En
el pasado siglo la mayoría de los carabineros destinados en los diversos cuarteles
de la costa de Doñana: El Inglesillo, Torre Zalabar, Torre Carbonero,
Matalascañas, Torre la Higuera, Mata del Difunto, El Asperillo y Torre del Oro,
eran enviados allí como castigo por expedientes disciplinarios o poca afinidad
al régimen. El Cuerpo de Carabineros fue siempre una institución de tendencia
izquierdista que a Franco no le gustaba demasiado, y fue por eso que en 1940
desapareció como tal, integrándose en la Guardia Civil.
Estos
carabineros vivían en condiciones infrahumanas, lejos de la humanidad; solo
veían mar, dunas y alacranes. No todos tenían la suerte de vivir en casas de
obra, muchos tenían que construir sus propias chozas con una estructura de pino
y cubiertas de material vegetal.
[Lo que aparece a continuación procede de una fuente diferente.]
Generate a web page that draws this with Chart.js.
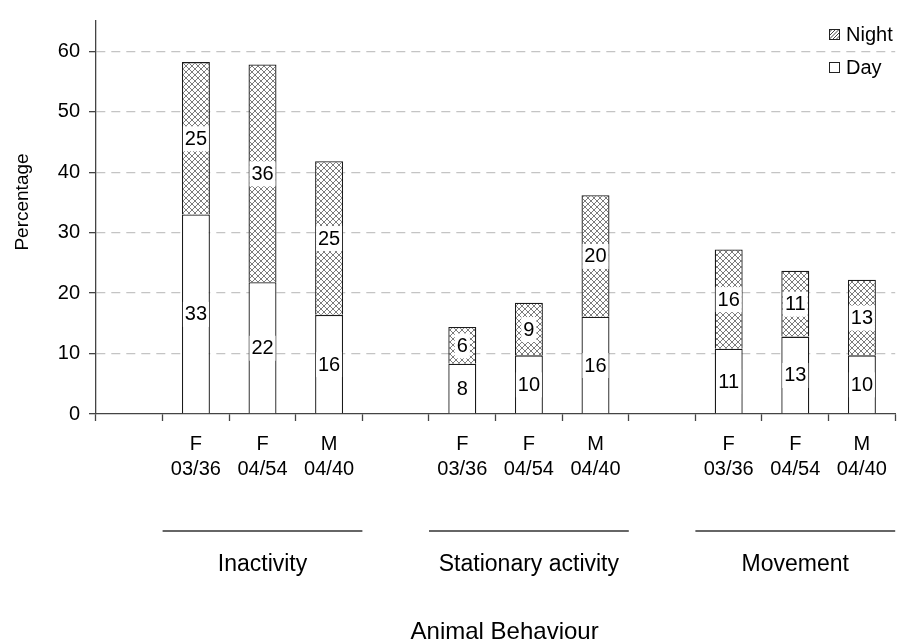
<!DOCTYPE html>
<html><head><meta charset="utf-8">
<script src="https://cdn.jsdelivr.net/npm/chart.js@4/dist/chart.umd.min.js"></script>
<style>html,body{margin:0;padding:0;background:#fff;overflow:hidden}#wrap{position:relative;width:898px;height:643px}</style>
</head><body><div id="wrap"><canvas id="c"></canvas></div>
<script>
// ---- data ----
const categories = [[''], ['F','03/36'], ['F','04/54'], ['M','04/40'], [''], ['F','03/36'], ['F','04/54'], ['M','04/40'], [''], ['F','03/36'], ['F','04/54'], ['M','04/40']];
const dayValues   = [null, 33.0, 21.8, 16.4, null, 8.3, 9.7, 16.1, null, 10.8, 12.8, 9.7];
const nightValues = [null, 25.2, 36.0, 25.4, null, 6.1, 8.7, 20.1, null, 16.4, 10.9, 12.5];
const groupNames = ['Inactivity', 'Stationary activity', 'Movement'];
const groupMembers = [[1,2,3], [5,6,7], [9,10,11]];
const yTickValues = [0, 10, 20, 30, 40, 50, 60];
const xTitle = 'Animal Behaviour';
const yTitle = 'Percentage';

const FONT = "'Liberation Sans', Arial, Helvetica, sans-serif";
Chart.defaults.font.family = FONT;
Chart.defaults.color = '#000';

function makePattern() {
  const t = document.createElement('canvas');
  t.width = 6; t.height = 6;
  const g = t.getContext('2d');
  g.fillStyle = '#ffffff'; g.fillRect(0, 0, 6, 6);
  g.fillStyle = '#7c7c7c';
  for (let i = 0; i < 6; i++) { g.fillRect(i, i, 1, 1); g.fillRect(5 - i, i, 1, 1); }
  return g.createPattern(t, 'repeat');
}
const nightFill = makePattern();

const labelPlugin = {
  id: 'segLabels',
  afterDatasetsDraw(chart) {
    const ctx = chart.ctx;
    ctx.save();
    ctx.font = '20px ' + FONT;
    ctx.textAlign = 'center';
    ctx.textBaseline = 'middle';
    chart.data.datasets.forEach((ds, di) => {
      const meta = chart.getDatasetMeta(di);
      meta.data.forEach((el, i) => {
        const v = ds.data[i];
        if (v === null || v === undefined) return;
        const txt = String(Math.round(v));
        const cy = (el.y + el.base) / 2;
        const w = Math.min(ctx.measureText(txt).width + 4, el.width - 2);
        ctx.fillStyle = '#fff';
        ctx.fillRect(el.x - w / 2, cy - 12, w, 25);
        ctx.fillStyle = '#000';
        ctx.fillText(txt, el.x, cy + 1);
      });
    });
    ctx.restore();
  }
};

const annoPlugin = {
  id: 'annos',
  afterDraw(chart) {
    const ctx = chart.ctx;
    const xs = chart.scales.x;
    const ca = chart.chartArea;
    const catW = xs.getPixelForValue(1) - xs.getPixelForValue(0);
    ctx.save();
    // group lines and labels
    groupMembers.forEach((m, gi) => {
      const cx = xs.getPixelForValue(m[1]);
      ctx.strokeStyle = '#333';
      ctx.lineWidth = 1.5;
      ctx.beginPath();
      ctx.moveTo(cx - 1.5 * catW, 531);
      ctx.lineTo(cx + 1.5 * catW, 531);
      ctx.stroke();
      ctx.fillStyle = '#000';
      ctx.font = '23px ' + FONT;
      ctx.textAlign = 'center';
      ctx.textBaseline = 'middle';
      ctx.fillText(groupNames[gi], cx, 565);
    });
    // x title
    ctx.font = '24px ' + FONT;
    ctx.fillText(xTitle, (ca.left + ca.right) / 2 + 9, 632);
    // y title
    ctx.save();
    ctx.translate(23, 202);
    ctx.rotate(-Math.PI / 2);
    ctx.font = '19px ' + FONT;
    ctx.fillText(yTitle, 0, 0);
    ctx.restore();
    // legend (reverse order: Night, Day)
    const items = chart.data.datasets.slice().reverse();
    items.forEach((ds, k) => {
      const y = 34.5 + k * 33;
      const bx = 829, bs = 11;
      ctx.fillStyle = '#fff';
      ctx.fillRect(bx, y - bs / 2, bs, bs);
      if (ds.backgroundColor !== '#ffffff') {
        ctx.save();
        ctx.beginPath();
        ctx.rect(bx, y - bs / 2, bs, bs);
        ctx.clip();
        ctx.strokeStyle = '#444';
        ctx.lineWidth = 1;
        for (let d = -bs; d < bs * 2; d += 3.5) {
          ctx.beginPath();
          ctx.moveTo(bx + d, y + bs / 2);
          ctx.lineTo(bx + d + bs, y - bs / 2);
          ctx.stroke();
        }
        ctx.restore();
      }
      ctx.strokeStyle = '#222';
      ctx.lineWidth = 1;
      ctx.strokeRect(bx + 0.5, y - bs / 2 + 0.5, bs - 1, bs - 1);
      ctx.fillStyle = '#000';
      ctx.font = '20px ' + FONT;
      ctx.textAlign = 'left';
      ctx.textBaseline = 'middle';
      ctx.fillText(ds.label, 846, y + 1);
    });
    ctx.restore();
  }
};

new Chart(document.getElementById('c'), {
  type: 'bar',
  data: {
    labels: categories,
    datasets: [
      { label: 'Day', data: dayValues, backgroundColor: '#ffffff', borderColor: '#1a1a1a', borderWidth: 1.3, stack: 's' },
      { label: 'Night', data: nightValues, backgroundColor: nightFill, borderColor: '#1a1a1a', borderWidth: 1.3, stack: 's' }
    ]
  },
  options: {
    responsive: true,
    maintainAspectRatio: false,
    animation: false,
    barPercentage: 0.42,
    categoryPercentage: 1,
    layout: { padding: { top: 14, right: 2, left: 0, bottom: 0 } },
    plugins: { legend: { display: false }, tooltip: { enabled: false } },
    scales: {
      x: {
        stacked: true,
        offset: true,
        grid: { offset: true, drawOnChartArea: false, drawTicks: true, tickLength: 7, tickColor: '#444', tickWidth: 1.3 },
        border: { color: '#444', width: 1.3 },
        ticks: { color: '#000', font: { size: 20, lineHeight: 1.25 }, padding: 11, maxRotation: 0, minRotation: 0, autoSkip: false },
        afterFit: s => { s.height = 229; }
      },
      y: {
        stacked: true,
        min: 0,
        max: 65,
        ticks: { stepSize: 10, color: '#000', font: { size: 20 }, padding: 9 },
        afterBuildTicks: s => { s.ticks = yTickValues.map(v => ({ value: v })); },
        grid: {
          color: c => (c.tick && c.tick.value === 0) ? 'rgba(0,0,0,0)' : '#c4c4c4',
          lineWidth: 1.3,
          tickColor: '#444',
          tickLength: 7,
          tickWidth: 1.3,
          tickBorderDash: []
        },
        border: { color: '#444', width: 1.3, dash: [9, 6] },
        afterFit: s => { s.width = 96; }
      }
    }
  },
  plugins: [labelPlugin, annoPlugin]
});
</script>
</body></html>
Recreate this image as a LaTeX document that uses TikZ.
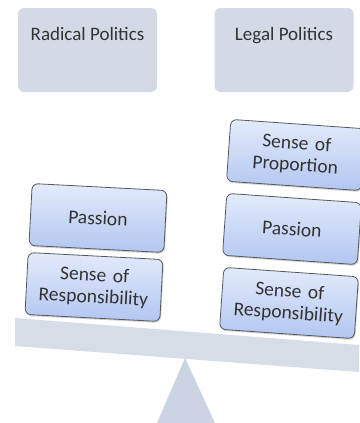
\documentclass[tikz,border=0pt]{standalone}
\usepackage{fontspec}
\setmainfont{Carlito}
\usepackage{tikz}
\usetikzlibrary{shadows,positioning}
\definecolor{TitleGray}{HTML}{D3DAE5}
\definecolor{BlockTop}{HTML}{E3EBFB}
\definecolor{BlockBottom}{HTML}{B2C6F1}
\definecolor{BlockEdge}{HTML}{55595F}
\definecolor{TextGray}{HTML}{333333}
\definecolor{BeamGray}{HTML}{D6DDE7}
\definecolor{FootGray}{HTML}{CBD4E2}

\begin{document}
\begin{tikzpicture}[x=1pt,y=-1pt,
   titlebox/.style={rounded corners=6pt,fill=TitleGray,minimum width=139pt,minimum height=84pt},
   titletext/.style={text=TextGray,font=\fontsize{19}{22}\selectfont,inner sep=0pt},
   block/.style={rounded corners=6pt,draw=BlockEdge,line width=0.8pt,
     top color=BlockTop,bottom color=BlockBottom,
     drop shadow={shadow xshift=1pt,shadow yshift=-1.5pt,opacity=0.35},
     minimum width=135pt,minimum height=62pt,text width=130pt,align=center,
     text=TextGray,font=\fontsize{19.5}{22}\selectfont,inner sep=2pt}]
   \useasboundingbox (0,0) rectangle (359,423);

   % fulcrum and beam
   \fill[FootGray] (185,358) -- (157,423) -- (215,423) -- cycle;
   \fill[BeamGray] (15,318) -- (359,345) -- (359,372) -- (15,346) -- cycle;

   % headings
   \node[titlebox] (radical) at (87.5,50) {};
   \node[titlebox] (legal) at (284,50) {};
   \node[titletext,below=19pt of radical.north] (radicaltxt) {Radical Politics};
   \node[titletext,below=19pt of legal.north] (legaltxt) {Legal Politics};

   % left pan
   \node[block,rotate=-3] (lpassion) at (98,218) {Passion};
   \node[block,rotate=-3] (lresp) at (94,287) {Sense of\\Responsibility};

   % right pan
   \node[block,rotate=-4] (rprop) at (296,155) {Sense of\\Proportion};
   \node[block,rotate=-4] (rpassion) at (292,229) {Passion};
   \node[block,rotate=-4] (rresp) at (289,303) {Sense of\\Responsibility};
\end{tikzpicture}
\end{document}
Los víveres y el correo lo recibían una vez a
la semana, si el tiempo era bueno. Subsistían a duras penas, soñando que un
día les llegaría la hora de la jubilación y podrían volver a sus pueblos con sus gentes.
Pero
el futuro que les esperaba era otro muy distinto. Los que no conseguían escapar
de aquel terrible infierno en los primeros años de destino —que eran pocos, los
más jóvenes—, estaban condenados a dejar sus huesos en las arenas de Doñana.
Cuando
estos guardias se jubilaban se sentían atrapados por el entorno en el que
habían pasado tantas calamidades. Después de muchos años realizando siempre el
mismo trabajo de vigilancia costera, no era fácil emprender una nueva vida en
sus pueblos de origen y decidían quedarse por la zona y montar un rancho para dedicarse
a la pesca, a criar cabrás y gallinas o a sembrar un huerto.
Cuenta
Juan Villa en Voces de La Vera, que
uno de esos carabineros, tío Germán, cuando dejó de vestir el uniforme, se
asentó con su familia en el paraje conocido como Las Poleosas para dedicarse a
estas labores, y nunca le faltó leche, carne, verduras, legumbres; además de
pescado, ya que el mar estaba cerca de su asentamiento, al otro lado de las
dunas del Asperillo. El excedente de estos productos era moneda de cambio para
comercializar con ellos en los poblados próximos.
Tío
Germán era un personaje curioso del que se contaban muchas historias por
Doñana. Según Villa, una de las más sonadas era la de los tres pellejos de
cabra con monedas de oro que se encontró, siendo aún carabinero, tesoro que
decía haber escondido y del que, de vez
en cuando alardeaba ante los demás, mostrando un puñado de monedas. Sus hijos
se pasaban el día detrás de él para ver si daban con el escondrijo. Cavaron
por todo el huerto, por la playa y por los lugares donde su padre solía
detenerse con frecuencia. Pero nada, que el tesoro no aparecía.
Una
tarde, el Guarda Mayor del Coto le dijo que por qué no les decía de una vez a
sus hijos dónde tenía escondido el tesoro, a lo que tío Germán contestó: Que caven, que caven, así trabajan esa
partida de flojos.
En el Coto tenía fama de testarudo, y así lo demostró hasta sus últimos días. Tío Germán murió llevándose el secreto a la tumba y dejando a sus hijos con el azadón en la mano, en busca del tesoro que nunca apareció.